## TASK DETAILS
Everything from the line with "Output the component" down to the line with "Chart.register(...registerables);" below must be printed exactly, those two lines included. Exclude pictures.

Source code of charts
* * *
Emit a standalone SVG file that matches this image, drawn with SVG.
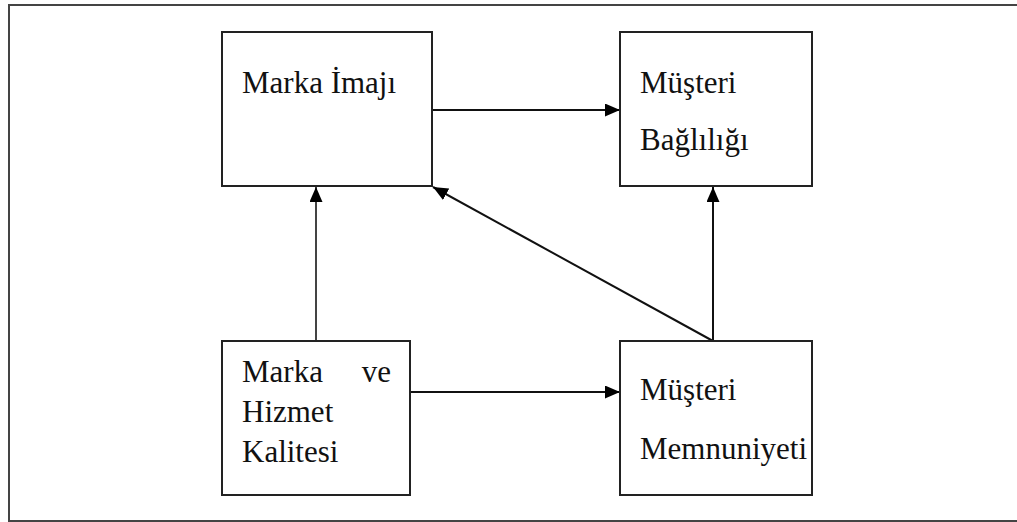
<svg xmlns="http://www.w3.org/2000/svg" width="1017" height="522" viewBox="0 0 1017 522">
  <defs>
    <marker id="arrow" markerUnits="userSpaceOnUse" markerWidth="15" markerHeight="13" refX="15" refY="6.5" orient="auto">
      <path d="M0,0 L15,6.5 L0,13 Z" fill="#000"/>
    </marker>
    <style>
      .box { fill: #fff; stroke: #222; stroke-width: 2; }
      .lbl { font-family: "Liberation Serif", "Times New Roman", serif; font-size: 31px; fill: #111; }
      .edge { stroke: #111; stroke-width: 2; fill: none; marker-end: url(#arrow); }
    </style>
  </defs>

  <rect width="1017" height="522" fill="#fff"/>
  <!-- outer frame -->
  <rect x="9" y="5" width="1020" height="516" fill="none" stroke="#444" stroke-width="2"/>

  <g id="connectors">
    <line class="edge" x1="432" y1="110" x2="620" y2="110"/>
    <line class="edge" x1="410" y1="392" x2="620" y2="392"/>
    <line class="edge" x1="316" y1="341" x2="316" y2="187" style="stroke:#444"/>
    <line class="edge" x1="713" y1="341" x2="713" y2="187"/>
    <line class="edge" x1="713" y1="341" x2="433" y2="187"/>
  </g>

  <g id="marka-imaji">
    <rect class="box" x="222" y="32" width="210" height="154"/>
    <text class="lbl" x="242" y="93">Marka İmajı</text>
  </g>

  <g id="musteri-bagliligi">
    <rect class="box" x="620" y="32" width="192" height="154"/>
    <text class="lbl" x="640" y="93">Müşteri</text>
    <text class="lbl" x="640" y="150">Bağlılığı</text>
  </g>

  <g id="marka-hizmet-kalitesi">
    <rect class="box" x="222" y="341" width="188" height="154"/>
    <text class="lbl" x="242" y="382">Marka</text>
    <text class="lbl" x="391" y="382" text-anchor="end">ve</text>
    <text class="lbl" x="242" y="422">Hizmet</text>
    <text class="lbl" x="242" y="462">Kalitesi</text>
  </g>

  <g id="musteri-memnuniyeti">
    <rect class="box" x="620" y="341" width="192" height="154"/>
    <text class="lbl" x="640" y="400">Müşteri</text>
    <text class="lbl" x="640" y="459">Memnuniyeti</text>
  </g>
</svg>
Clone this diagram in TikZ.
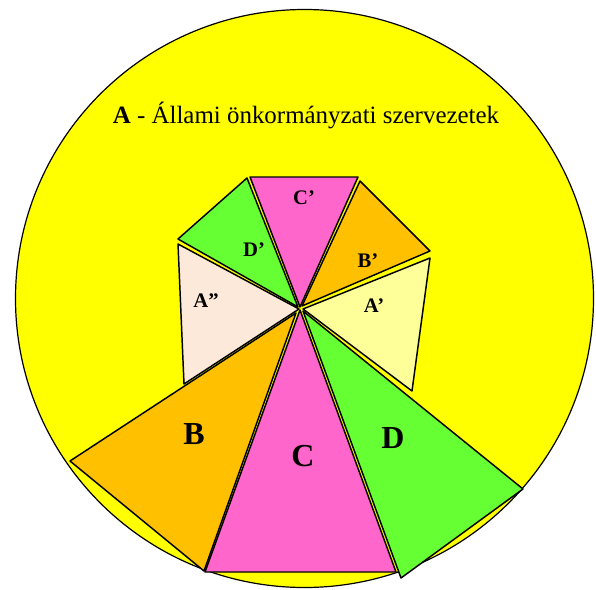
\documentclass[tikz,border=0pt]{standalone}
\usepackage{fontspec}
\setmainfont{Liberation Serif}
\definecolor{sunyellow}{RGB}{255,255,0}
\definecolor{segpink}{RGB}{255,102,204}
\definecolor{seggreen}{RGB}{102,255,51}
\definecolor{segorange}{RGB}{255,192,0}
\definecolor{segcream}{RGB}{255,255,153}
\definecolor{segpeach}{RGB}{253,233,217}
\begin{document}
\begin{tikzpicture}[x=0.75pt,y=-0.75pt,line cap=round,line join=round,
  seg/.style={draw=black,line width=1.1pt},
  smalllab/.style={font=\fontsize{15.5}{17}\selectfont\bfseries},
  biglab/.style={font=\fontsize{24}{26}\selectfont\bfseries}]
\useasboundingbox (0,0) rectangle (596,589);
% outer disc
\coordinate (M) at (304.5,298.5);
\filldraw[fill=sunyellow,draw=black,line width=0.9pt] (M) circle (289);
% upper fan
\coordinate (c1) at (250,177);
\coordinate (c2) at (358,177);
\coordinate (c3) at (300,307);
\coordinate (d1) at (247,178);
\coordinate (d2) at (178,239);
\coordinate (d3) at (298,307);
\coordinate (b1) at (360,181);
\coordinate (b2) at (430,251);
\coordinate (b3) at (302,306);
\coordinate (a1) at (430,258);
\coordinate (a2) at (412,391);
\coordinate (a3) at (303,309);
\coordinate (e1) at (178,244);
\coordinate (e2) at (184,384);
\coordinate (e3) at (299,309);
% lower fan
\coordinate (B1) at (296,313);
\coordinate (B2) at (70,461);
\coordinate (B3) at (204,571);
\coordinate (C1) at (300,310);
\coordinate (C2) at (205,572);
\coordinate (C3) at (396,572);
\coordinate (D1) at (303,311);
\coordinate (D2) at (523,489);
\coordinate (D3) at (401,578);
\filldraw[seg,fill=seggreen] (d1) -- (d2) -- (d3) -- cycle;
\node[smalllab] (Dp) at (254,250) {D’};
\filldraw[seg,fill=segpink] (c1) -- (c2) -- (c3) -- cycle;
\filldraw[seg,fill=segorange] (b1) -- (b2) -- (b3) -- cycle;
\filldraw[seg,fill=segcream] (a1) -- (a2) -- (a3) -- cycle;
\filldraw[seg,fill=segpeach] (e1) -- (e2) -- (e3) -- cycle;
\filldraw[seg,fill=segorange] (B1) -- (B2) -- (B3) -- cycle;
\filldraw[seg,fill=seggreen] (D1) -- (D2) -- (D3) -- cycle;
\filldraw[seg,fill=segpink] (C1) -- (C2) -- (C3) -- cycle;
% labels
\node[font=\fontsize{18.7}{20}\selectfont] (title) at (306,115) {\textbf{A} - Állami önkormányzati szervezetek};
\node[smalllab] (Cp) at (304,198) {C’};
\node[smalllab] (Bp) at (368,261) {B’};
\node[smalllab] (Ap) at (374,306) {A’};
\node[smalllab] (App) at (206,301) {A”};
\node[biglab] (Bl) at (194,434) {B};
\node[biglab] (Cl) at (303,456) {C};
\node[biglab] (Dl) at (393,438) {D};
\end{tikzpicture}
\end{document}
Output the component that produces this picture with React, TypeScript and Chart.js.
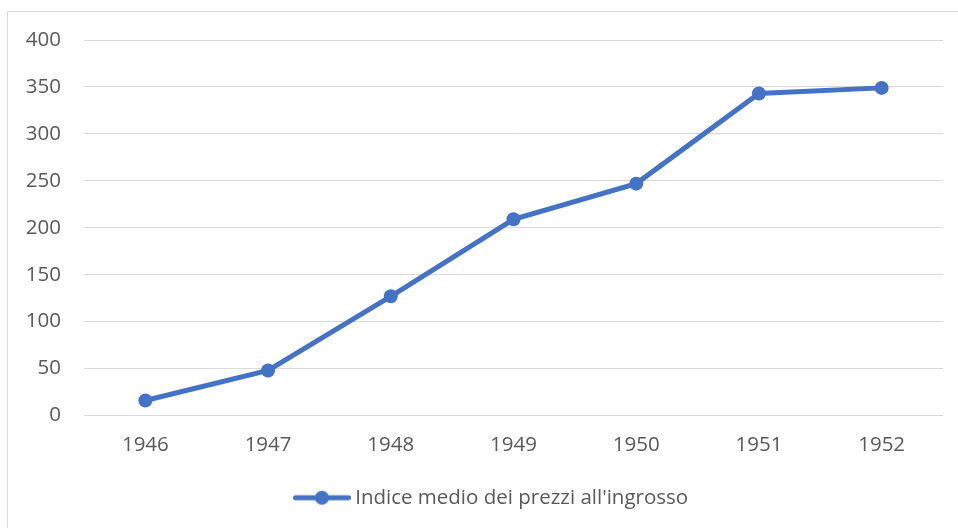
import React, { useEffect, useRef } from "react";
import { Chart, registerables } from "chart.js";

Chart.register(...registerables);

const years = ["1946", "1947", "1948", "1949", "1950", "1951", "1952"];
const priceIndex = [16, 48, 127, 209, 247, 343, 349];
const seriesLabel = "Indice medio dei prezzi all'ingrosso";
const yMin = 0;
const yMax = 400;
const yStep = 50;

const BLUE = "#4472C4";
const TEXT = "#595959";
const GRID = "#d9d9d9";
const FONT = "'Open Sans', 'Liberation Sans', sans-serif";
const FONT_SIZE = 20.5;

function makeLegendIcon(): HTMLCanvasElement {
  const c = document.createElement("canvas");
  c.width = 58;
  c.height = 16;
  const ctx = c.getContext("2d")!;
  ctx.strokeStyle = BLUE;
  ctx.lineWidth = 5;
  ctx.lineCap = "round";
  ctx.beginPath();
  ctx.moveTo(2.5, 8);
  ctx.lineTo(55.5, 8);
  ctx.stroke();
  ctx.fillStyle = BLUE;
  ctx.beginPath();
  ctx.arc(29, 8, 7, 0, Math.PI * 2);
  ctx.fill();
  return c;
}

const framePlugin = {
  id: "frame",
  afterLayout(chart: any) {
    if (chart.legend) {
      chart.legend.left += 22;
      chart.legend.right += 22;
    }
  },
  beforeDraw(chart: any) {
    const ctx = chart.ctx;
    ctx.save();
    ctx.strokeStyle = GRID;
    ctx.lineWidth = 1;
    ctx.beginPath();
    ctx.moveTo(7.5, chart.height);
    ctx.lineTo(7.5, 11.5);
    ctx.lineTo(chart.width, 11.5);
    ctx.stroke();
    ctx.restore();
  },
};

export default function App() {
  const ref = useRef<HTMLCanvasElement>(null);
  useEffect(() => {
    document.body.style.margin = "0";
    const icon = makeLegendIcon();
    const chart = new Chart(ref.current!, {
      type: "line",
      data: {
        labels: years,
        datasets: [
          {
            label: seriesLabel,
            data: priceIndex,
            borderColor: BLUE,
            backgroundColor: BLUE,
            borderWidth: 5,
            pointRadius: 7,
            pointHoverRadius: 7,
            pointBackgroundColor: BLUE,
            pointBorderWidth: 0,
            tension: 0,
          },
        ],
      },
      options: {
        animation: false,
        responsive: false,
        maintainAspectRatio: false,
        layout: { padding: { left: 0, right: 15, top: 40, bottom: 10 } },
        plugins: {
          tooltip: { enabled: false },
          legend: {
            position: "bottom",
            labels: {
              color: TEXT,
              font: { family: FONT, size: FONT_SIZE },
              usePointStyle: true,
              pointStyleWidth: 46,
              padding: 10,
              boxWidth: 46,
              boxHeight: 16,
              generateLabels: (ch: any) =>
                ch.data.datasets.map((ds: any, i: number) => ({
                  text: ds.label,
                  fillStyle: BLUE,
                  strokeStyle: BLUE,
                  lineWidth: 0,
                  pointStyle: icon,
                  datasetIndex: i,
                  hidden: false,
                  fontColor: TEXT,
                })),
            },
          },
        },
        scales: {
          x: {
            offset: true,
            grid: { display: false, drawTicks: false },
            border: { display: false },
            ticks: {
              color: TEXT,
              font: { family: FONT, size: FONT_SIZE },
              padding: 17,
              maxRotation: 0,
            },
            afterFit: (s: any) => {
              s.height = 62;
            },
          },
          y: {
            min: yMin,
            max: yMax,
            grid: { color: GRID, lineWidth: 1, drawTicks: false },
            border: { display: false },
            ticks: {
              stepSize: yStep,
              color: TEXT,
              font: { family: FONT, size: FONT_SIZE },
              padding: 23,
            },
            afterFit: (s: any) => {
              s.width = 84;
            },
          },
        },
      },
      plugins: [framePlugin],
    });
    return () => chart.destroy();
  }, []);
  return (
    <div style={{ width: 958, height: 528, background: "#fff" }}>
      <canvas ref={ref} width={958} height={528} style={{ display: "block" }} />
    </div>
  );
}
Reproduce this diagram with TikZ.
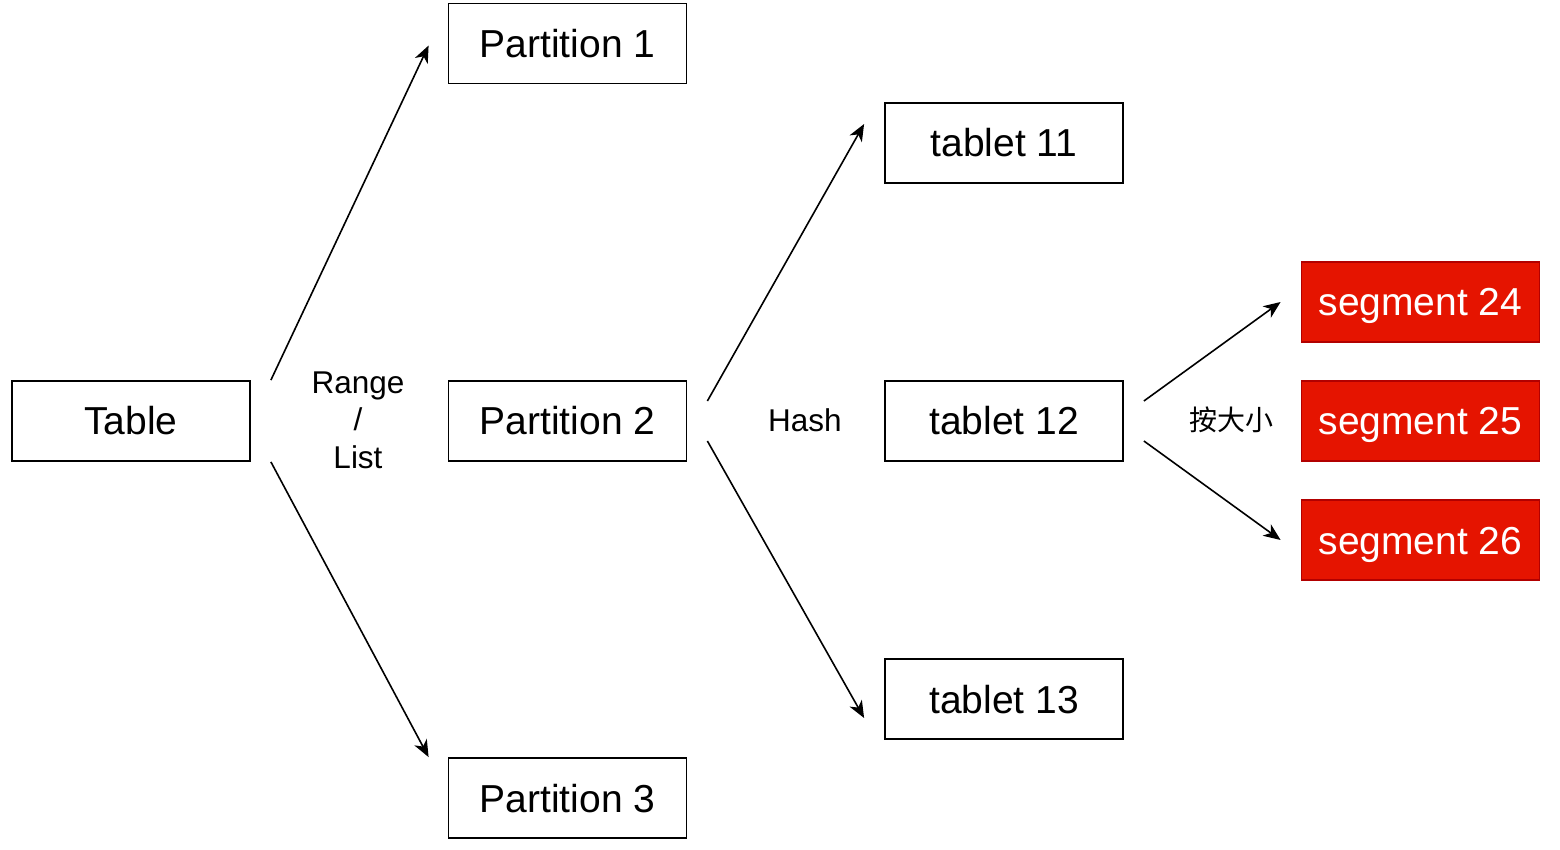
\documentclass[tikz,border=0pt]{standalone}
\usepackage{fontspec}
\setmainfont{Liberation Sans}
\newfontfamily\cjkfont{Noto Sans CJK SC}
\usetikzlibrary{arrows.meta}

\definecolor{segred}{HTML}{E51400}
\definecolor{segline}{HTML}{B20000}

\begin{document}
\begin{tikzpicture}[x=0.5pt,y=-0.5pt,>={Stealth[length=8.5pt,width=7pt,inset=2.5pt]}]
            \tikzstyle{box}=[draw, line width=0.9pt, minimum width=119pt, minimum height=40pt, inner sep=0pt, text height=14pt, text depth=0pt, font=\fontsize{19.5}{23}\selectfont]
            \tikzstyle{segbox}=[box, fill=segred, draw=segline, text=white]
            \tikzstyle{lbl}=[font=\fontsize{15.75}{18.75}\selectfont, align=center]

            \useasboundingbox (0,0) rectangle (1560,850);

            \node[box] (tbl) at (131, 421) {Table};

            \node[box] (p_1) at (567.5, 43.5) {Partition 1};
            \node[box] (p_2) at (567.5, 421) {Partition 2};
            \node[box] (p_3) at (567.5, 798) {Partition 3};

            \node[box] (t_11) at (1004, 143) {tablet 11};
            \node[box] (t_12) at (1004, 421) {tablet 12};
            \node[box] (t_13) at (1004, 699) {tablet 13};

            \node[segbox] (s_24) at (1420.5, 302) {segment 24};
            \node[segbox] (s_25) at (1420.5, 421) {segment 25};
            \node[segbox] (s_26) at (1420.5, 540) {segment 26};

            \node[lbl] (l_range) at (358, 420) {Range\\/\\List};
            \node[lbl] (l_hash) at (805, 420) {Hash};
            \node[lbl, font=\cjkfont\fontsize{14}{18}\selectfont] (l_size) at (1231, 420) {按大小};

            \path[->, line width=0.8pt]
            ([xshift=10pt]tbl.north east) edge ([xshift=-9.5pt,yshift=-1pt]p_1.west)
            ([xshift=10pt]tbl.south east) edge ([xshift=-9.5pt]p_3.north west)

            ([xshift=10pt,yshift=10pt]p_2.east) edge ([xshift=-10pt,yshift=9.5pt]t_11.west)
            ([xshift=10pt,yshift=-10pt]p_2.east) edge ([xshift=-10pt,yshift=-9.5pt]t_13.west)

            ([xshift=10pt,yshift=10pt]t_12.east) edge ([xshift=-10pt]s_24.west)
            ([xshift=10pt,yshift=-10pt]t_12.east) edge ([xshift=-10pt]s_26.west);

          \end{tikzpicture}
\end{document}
* * *
## SOLUTION TO THIS EXERCISE
Output the component that produces this picture with React, TypeScript and Chart.js.
import React, { useEffect, useRef } from "react";
import { Chart, registerables } from "chart.js";

Chart.register(...registerables);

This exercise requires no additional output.